Way too many potential activists, lacking neither courage nor commitment, are lost in the same confusion. It’s in the hope that we are collectively capable of something better that I offer these criticisms.

This focus on individual change is a hallmark of liberalism. It comes in a few different flavors, different enough that their proponents don’t recognize that they are all in the same category. But underneath the surface differences, the commonality of individualism puts all of these subgroups on a continuum. It starts with the virulently antipolitical dwellers in workshop culture; only individuals (i.e., themselves) are a worthy project and only individuals can change. The continuum moves toward more social consciousness to include people who identify oppression as real but still earnestly believe in liberal solutions, mainly education, psychological change, and “personal example.” It ends at the far extreme where personal lifestyle becomes personal purity and identity itself is declared a political act. These people often have a compelling radical analysis of oppression, hard won and fiercely defended. This would include such divergent groups as vegans, lesbian separatists, and anarchist rewilders. They would all feel deeply insulted to be called liberals. But if the only solutions proposed encompass nothing larger than personal action—and indeed political resistance is rejected as “participation” in an oppressive system—then the program is ultimately liberal, and doomed to fail, despite the clarity of the analysis and the dedication of its adherents.

The defining characteristic of an oppositional culture, on the other hand, is that it consciously claims to be the cradle of resistance. Where the alternative culture exists to create personal change, the oppositional culture exists to nurture a serious movement for political transformation of the institutions that control society. It understands that concrete systems of power have to be dismantled, and that such a project will require tremendous courage, commitment, risk, and potential loss of life. In the words of Andrea Dworkin,

Now, when I talk about a resistance, I am talking about an organized political resistance. I’m not just talking about something that comes and something that goes. I’m not talking about a feeling. I’m not talking about having in your heart the way things should be and going through a regular day having good, decent, wonderful ideas in your heart. I’m talking about when you put your body and your mind on the line and commit yourself to years of struggle in order to change the society in which you live. This does not mean just changing the men whom you know so that their manners will get better—although that wouldn’t be bad either. . . . But that’s not what a political resistance is. A political resistance goes on day and night, under cover and over ground, where people can see it and where people can’t. It is passed from generation to generation. It is taught. It is encouraged. It is celebrated. It is smart. It is savvy. It is committed. And someday it will win. It will win.27

As you can see there is a split to the root between the Romantics and the resistance, a split that’s been present for centuries. They both start with a rejection of some part of the established social order, but they identify their enemy differently, and from that difference they head in opposite directions. Again, this difference often forms a continuum in many people’s lived experience, as they move from yoga class to the food co-op to a meeting about shutting down the local nuclear power plant. But we need to understand the differences between the two poles of the continuum, even if the middle is often murky. Those differences have been obscured by two victories of liberalism: the conflation of personal change with political change, and the broad rejection of real resistance. But a merely alternative culture is not a culture of resistance, and we need clarity about how they are different.

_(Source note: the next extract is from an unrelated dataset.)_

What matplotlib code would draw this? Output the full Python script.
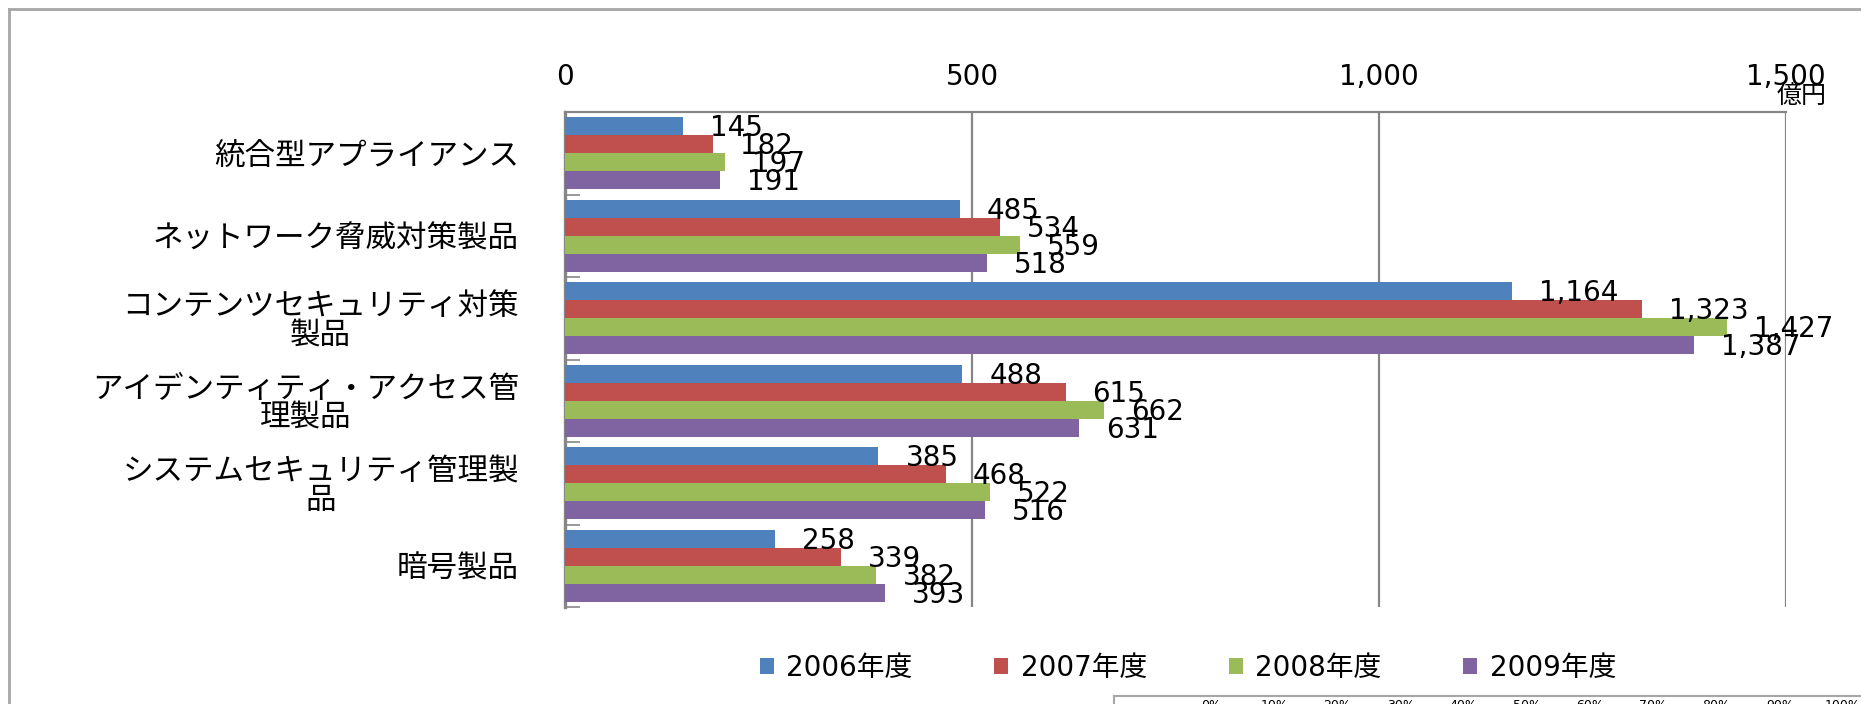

For the alternative culture—the inheritors of the Romantic movement—the enemy is a constraining set of values and conventions, usually cast as bourgeois. Their solution is to “create an alternative world within Western society” based on “exaggerated individualism.”28 The Bohemians, for instance, were direct descendants of the Romantic movement. The Bohemian ethos has been defined by “transgression, excess, sexual outrage, eccentric behavior, outrageous appearance, nostalgia and poverty.”29 They emphasized the artist as rebel, a concept that would have been incomprehensible in the premodern era when both artists and artisans had an accepted place in the social hierarchy. The industrial age upset that order, and the displaced artist was recast as a rebel. But this rebellion was organized around an internal feeling state. Stephen Spender wrote in his appropriately titled memoir World Within World, “I pitied the unemployed, deplored social injustice, wished for peace, and held socialist views. These views were emotional.”30 Elizabeth Wilson correctly names Bohemia as “a retreat from politics.”31 She writes, “In 1838, Delphine de Girardin commented on the way in which the best-known writers and artists were free to spend their time at balls and dances because they had taken up a stance of ‘internal migration.’ They had turned their back on politics, a strategy similar to the ‘internal exile’ of East European dissidents after 1945.”32

The heroization of the individual, in whatever admixture of suffering and alienation, forms the basis of the Romantic hostility to the political sphere. The other two tendencies follow in different trajectories from that individualism. First is a valuing of emotional intensity that rejects self-reflection, rationality, and investigation. For instance, Rosseau wrote, “For us, to exist is to feel; and our sensibility is incontestably more important than reason.”33 Second is a belief that the polis, the political life of society, is yet another stultifying system for the romantic hero to reject:

Romantics . . . rejected the possibility of effecting change through politics. The Romantics were skeptical about merely organizational reform, about the effects of simply rearranging a society’s institutions. . . . The Romantics revolted not in the name of equality or to effect economic change but to enable the development of the ‘inner man.’ In this sense, they were opposed to the bourgeoisie and the radicals. Bourgeois conventions were rejected because they were shallow and artificial, and the radical’s program of social and economic change was rejected because it did nothing to free the human spirit.34

The Beatniks were inheritors of this tradition. Their main project was to “reject . . . the conformity and materialism of the middle class,” mostly through experimentation with drugs and sex, and to lay claim to both emotion and art as unmediated and transcendent.35 But the Beatniks were a small social phenomenon. They didn’t blossom into the hippies until the demographics of both the baby boom and the middle class provided the necessary alienated youth in the 1960s.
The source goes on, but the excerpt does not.